Starting at the first line of the listing below, retype each line up to and including the one that contains "(4, 3)), zorder=0)". Leave pictures out.

=== Supplied data ===

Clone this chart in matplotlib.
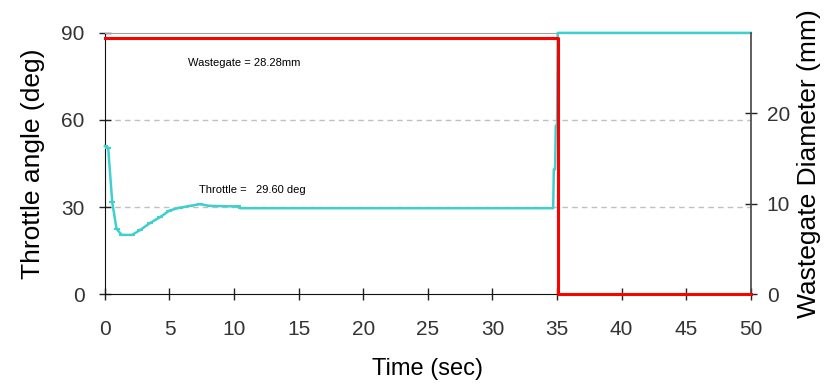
"""
Throttle angle and wastegate diameter versus time.
"""
import matplotlib.pyplot as plt

plt.rcParams["font.family"] = ["Liberation Sans", "DejaVu Sans"]

# throttle response (deg)
time_thr = [0, 0.25, 0.57, 0.9, 1.3, 2.1, 2.7, 3.5, 4.3, 5.0, 5.8, 6.6, 7.35, 8.1,
            10.3, 10.5, 34.7, 34.75, 34.85, 34.9, 35.0, 35.05, 50]
throttle = [51, 50.5, 31.6, 22.5, 20.4, 20.4, 22, 24.5, 26.6, 28.8, 29.8, 30.4, 31.0, 30.4,
            30.2, 29.6, 29.6, 43, 43, 58, 58, 90, 90]

# wastegate diameter (mm)
time_wg = [0, 35.1, 35.1, 50]
wastegate = [28.28, 28.28, 0, 0]

x_ticks = list(range(0, 51, 5))
left_ticks = [0, 30, 60, 90]
right_ticks = [0, 10, 20]

CYAN = "#3fcfcf"
RED = "#ff0000"
TICK_GRAY = "#333333"


def main():
    fig = plt.figure(figsize=(8.26, 3.87), dpi=100)
    ax = fig.add_axes([0.127, 0.240, 0.782, 0.675])
    ax2 = ax.twinx()

    ax.set_xlim(0, 50)
    ax.set_ylim(0, 90)
    ax2.set_ylim(0, 28.9)

    # dashed gridlines on the primary axis
    for v in [30, 60]:
        ax.axhline(v, color="#c0c0c0", lw=1, ls=(0, (4, 3)), zorder=0)

    ax.plot(time_thr, throttle, color=CYAN, lw=1.8, zorder=3, clip_on=False)
    # small dash markers on the early transient
    early = [(t, a) for t, a in zip(time_thr, throttle) if t < 11]
    ax.plot([p[0] for p in early], [p[1] for p in early], ls="none", marker="_",
            ms=5, mew=1.5, color=CYAN, zorder=3)
    # secondary axes sits on top so the red line covers the bottom spine
    ax2.plot(time_wg, wastegate, color=RED, lw=2.2, zorder=3, clip_on=False)
    for s in ("top", "bottom", "left"):
        ax2.spines[s].set_visible(False)

    ax.set_xticks(x_ticks)
    ax.set_yticks(left_ticks)
    ax2.set_yticks(right_ticks)

    for a in (ax, ax2):
        a.tick_params(direction="inout", length=9, width=1, colors="#222222",
                      labelsize=15, labelcolor=TICK_GRAY)
    ax.spines["top"].set_color("#a0a0a0")
    ax.spines["right"].set_visible(False)
    ax.spines["left"].set_color("#111111")
    ax.spines["bottom"].set_color("#111111")
    ax2.spines["right"].set_color("#444444")
    ax2.spines["right"].set_linewidth(1.2)
    ax.tick_params(axis="y", pad=10)
    ax2.tick_params(axis="y", pad=7)
    ax.tick_params(axis="x", pad=14)

    ax.set_xlabel("Time (sec)", fontsize=17, labelpad=14)
    ax.set_ylabel("Throttle angle (deg)", fontsize=19, labelpad=12)
    ax2.set_ylabel("Wastegate Diameter (mm)", fontsize=19, labelpad=5)

    ax.text(6.4, 79.5, "Wastegate = 28.28mm", fontsize=8, va="center")
    ax.text(7.3, 36.0, "Throttle =   29.60 deg", fontsize=8, va="center")

    fig.savefig("out.png", dpi=100)


if __name__ == "__main__":
    main()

===

▸ Reply:
Clone this chart in matplotlib.
"""
Throttle angle and wastegate diameter versus time.
"""
import matplotlib.pyplot as plt

plt.rcParams["font.family"] = ["Liberation Sans", "DejaVu Sans"]

# throttle response (deg)
time_thr = [0, 0.25, 0.57, 0.9, 1.3, 2.1, 2.7, 3.5, 4.3, 5.0, 5.8, 6.6, 7.35, 8.1,
            10.3, 10.5, 34.7, 34.75, 34.85, 34.9, 35.0, 35.05, 50]
throttle = [51, 50.5, 31.6, 22.5, 20.4, 20.4, 22, 24.5, 26.6, 28.8, 29.8, 30.4, 31.0, 30.4,
            30.2, 29.6, 29.6, 43, 43, 58, 58, 90, 90]

# wastegate diameter (mm)
time_wg = [0, 35.1, 35.1, 50]
wastegate = [28.28, 28.28, 0, 0]

x_ticks = list(range(0, 51, 5))
left_ticks = [0, 30, 60, 90]
right_ticks = [0, 10, 20]

CYAN = "#3fcfcf"
RED = "#ff0000"
TICK_GRAY = "#333333"


def main():
    fig = plt.figure(figsize=(8.26, 3.87), dpi=100)
    ax = fig.add_axes([0.127, 0.240, 0.782, 0.675])
    ax2 = ax.twinx()

    ax.set_xlim(0, 50)
    ax.set_ylim(0, 90)
    ax2.set_ylim(0, 28.9)

    # dashed gridlines on the primary axis
    for v in [30, 60]:
        ax.axhline(v, color="#c0c0c0", lw=1, ls=(0, (4, 3)), zorder=0)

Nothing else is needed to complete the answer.